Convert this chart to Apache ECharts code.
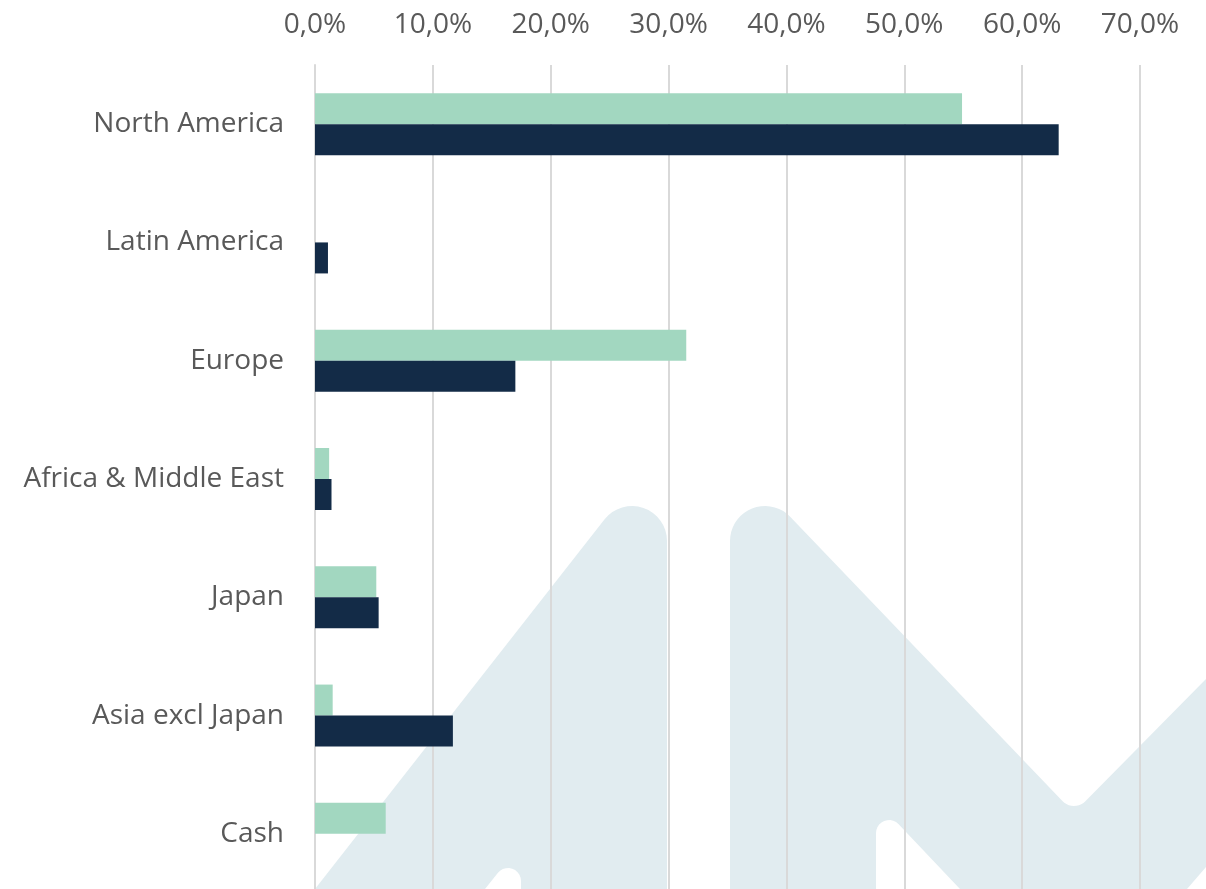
<!DOCTYPE html>
<html>
<head>
<meta charset="utf-8">
<script src="https://cdn.jsdelivr.net/npm/echarts@6/dist/echarts.min.js"></script>
<style>
html, body { margin: 0; padding: 0; background: #fff; }
#chart { width: 1206px; height: 889px; }
</style>
</head>
<body>
<div id="chart"></div>
<script>
// regions, top to bottom
var regions = ['North America', 'Latin America', 'Europe', 'Africa & Middle East', 'Japan', 'Asia excl Japan', 'Cash'];
// light green series (%)
var seriesA = [54.9, 0, 31.5, 1.2, 5.2, 1.5, 6.0];
// dark navy series (%)
var seriesB = [63.1, 1.1, 17.0, 1.4, 5.4, 11.7, 0];
var xTicks = [0, 10, 20, 30, 40, 50, 60, 70];

var chart = echarts.init(document.getElementById('chart'));

// background logo shape, points of a circle arc
function arc(cx, cy, r, a0, a1, n) {
	var pts = [];
	for (var i = 0; i <= n; i++) {
		var a = (a0 + (a1 - a0) * i / n) * Math.PI / 180;
		pts.push([cx + r * Math.cos(a), cy + r * Math.sin(a)]);
	}
	return pts;
}

var leftShape = [[315, 889]]
	.concat(arc(632, 541, 35, -142, 0, 16))
	.concat([[667, 889], [521, 889]])
	.concat(arc(508, 881, 13, 0, -142, 10))
	.concat([[485, 889]]);

var rightShape = [[730, 889]]
	.concat(arc(765, 541, 35, 180, 316.5, 18))
	.concat(arc(1074, 790, 16, 136.5, 44.6, 10))
	.concat([[1206, 679], [1206, 867], [1187, 889], [960, 889]])
	.concat(arc(889, 833, 13, -43.5, -180, 10))
	.concat([[876, 889]]);

var font = '"Open Sans", sans-serif';

var option = {
	animation: false,
	backgroundColor: '#ffffff',
	graphic: [
		{ type: 'polygon', z: -10, silent: true, shape: { points: leftShape }, style: { fill: '#e1ecf0' } },
		{ type: 'polygon', z: -10, silent: true, shape: { points: rightShape }, style: { fill: '#e1ecf0' } }
	],
	grid: { left: 315, right: 66, top: 65, height: 828, containLabel: false, outerBoundsMode: 'none' },
	xAxis: {
		type: 'value',
		position: 'top',
		min: xTicks[0],
		max: xTicks[xTicks.length - 1],
		interval: 10,
		axisLine: { show: false },
		axisTick: { show: false },
		splitLine: { show: true, lineStyle: { color: '#d9d9d9', width: 2 } },
		axisLabel: {
			margin: 26,
			color: '#595959',
			fontFamily: font,
			fontSize: 28,
			formatter: function (v) { return v.toFixed(1).replace('.', ',') + '%'; }
		}
	},
	yAxis: {
		type: 'category',
		data: regions,
		inverse: true,
		axisLine: { show: true, lineStyle: { color: '#d9d9d9', width: 2 } },
		axisTick: { show: false },
		axisLabel: { margin: 31, color: '#595959', fontFamily: font, fontSize: 28 }
	},
	series: [
		{
			type: 'bar',
			data: seriesA,
			barWidth: 31,
			barGap: '0%',
			itemStyle: { color: '#a2d7c0' }
		},
		{
			type: 'bar',
			data: seriesB,
			barWidth: 31,
			barGap: '0%',
			itemStyle: { color: '#132b47' }
		}
	]
};

chart.setOption(option);
</script>
</body>
</html>
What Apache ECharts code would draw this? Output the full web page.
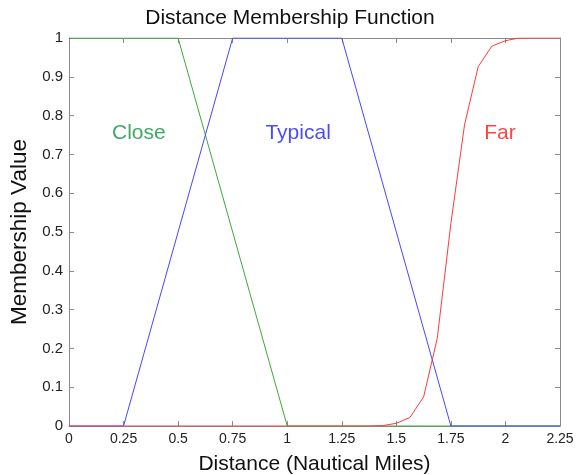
##########
Problem to solve:
Repeat the records above exactly, leaving out any pictures they contain.

Finished exercise:
Convert this chart to Apache ECharts code.
<!DOCTYPE html>
<html>
<head>
<meta charset="utf-8">
<script src="https://cdn.jsdelivr.net/npm/echarts@6/dist/echarts.min.js"></script>
<style>
html, body { margin: 0; padding: 0; background: #fff; }
#chart { width: 1206px; height: 889px; }
</style>
</head>
<body>
<div id="chart"></div>
<script>
// regions, top to bottom
var regions = ['North America', 'Latin America', 'Europe', 'Africa & Middle East', 'Japan', 'Asia excl Japan', 'Cash'];
// light green series (%)
var seriesA = [54.9, 0, 31.5, 1.2, 5.2, 1.5, 6.0];
// dark navy series (%)
var seriesB = [63.1, 1.1, 17.0, 1.4, 5.4, 11.7, 0];
var xTicks = [0, 10, 20, 30, 40, 50, 60, 70];

var chart = echarts.init(document.getElementById('chart'));

// background logo shape, points of a circle arc
function arc(cx, cy, r, a0, a1, n) {
	var pts = [];
	for (var i = 0; i <= n; i++) {
		var a = (a0 + (a1 - a0) * i / n) * Math.PI / 180;
		pts.push([cx + r * Math.cos(a), cy + r * Math.sin(a)]);
	}
	return pts;
}

var leftShape = [[315, 889]]
	.concat(arc(632, 541, 35, -142, 0, 16))
	.concat([[667, 889], [521, 889]])
	.concat(arc(508, 881, 13, 0, -142, 10))
	.concat([[485, 889]]);

var rightShape = [[730, 889]]
	.concat(arc(765, 541, 35, 180, 316.5, 18))
	.concat(arc(1074, 790, 16, 136.5, 44.6, 10))
	.concat([[1206, 679], [1206, 867], [1187, 889], [960, 889]])
	.concat(arc(889, 833, 13, -43.5, -180, 10))
	.concat([[876, 889]]);

var font = '"Open Sans", sans-serif';

var option = {
	animation: false,
	backgroundColor: '#ffffff',
	graphic: [
		{ type: 'polygon', z: -10, silent: true, shape: { points: leftShape }, style: { fill: '#e1ecf0' } },
		{ type: 'polygon', z: -10, silent: true, shape: { points: rightShape }, style: { fill: '#e1ecf0' } }
	],
	grid: { left: 315, right: 66, top: 65, height: 828, containLabel: false, outerBoundsMode: 'none' },
	xAxis: {
		type: 'value',
		position: 'top',
		min: xTicks[0],
		max: xTicks[xTicks.length - 1],
		interval: 10,
		axisLine: { show: false },
		axisTick: { show: false },
		splitLine: { show: true, lineStyle: { color: '#d9d9d9', width: 2 } },
		axisLabel: {
			margin: 26,
			color: '#595959',
			fontFamily: font,
			fontSize: 28,
			formatter: function (v) { return v.toFixed(1).replace('.', ',') + '%'; }
		}
	},
	yAxis: {
		type: 'category',
		data: regions,
		inverse: true,
		axisLine: { show: true, lineStyle: { color: '#d9d9d9', width: 2 } },
		axisTick: { show: false },
		axisLabel: { margin: 31, color: '#595959', fontFamily: font, fontSize: 28 }
	},
	series: [
		{
			type: 'bar',
			data: seriesA,
			barWidth: 31,
			barGap: '0%',
			itemStyle: { color: '#a2d7c0' }
		},
		{
			type: 'bar',
			data: seriesB,
			barWidth: 31,
			barGap: '0%',
			itemStyle: { color: '#132b47' }
		}
	]
};

chart.setOption(option);
</script>
</body>
</html>
What Apache ECharts code would draw this? Output the full web page.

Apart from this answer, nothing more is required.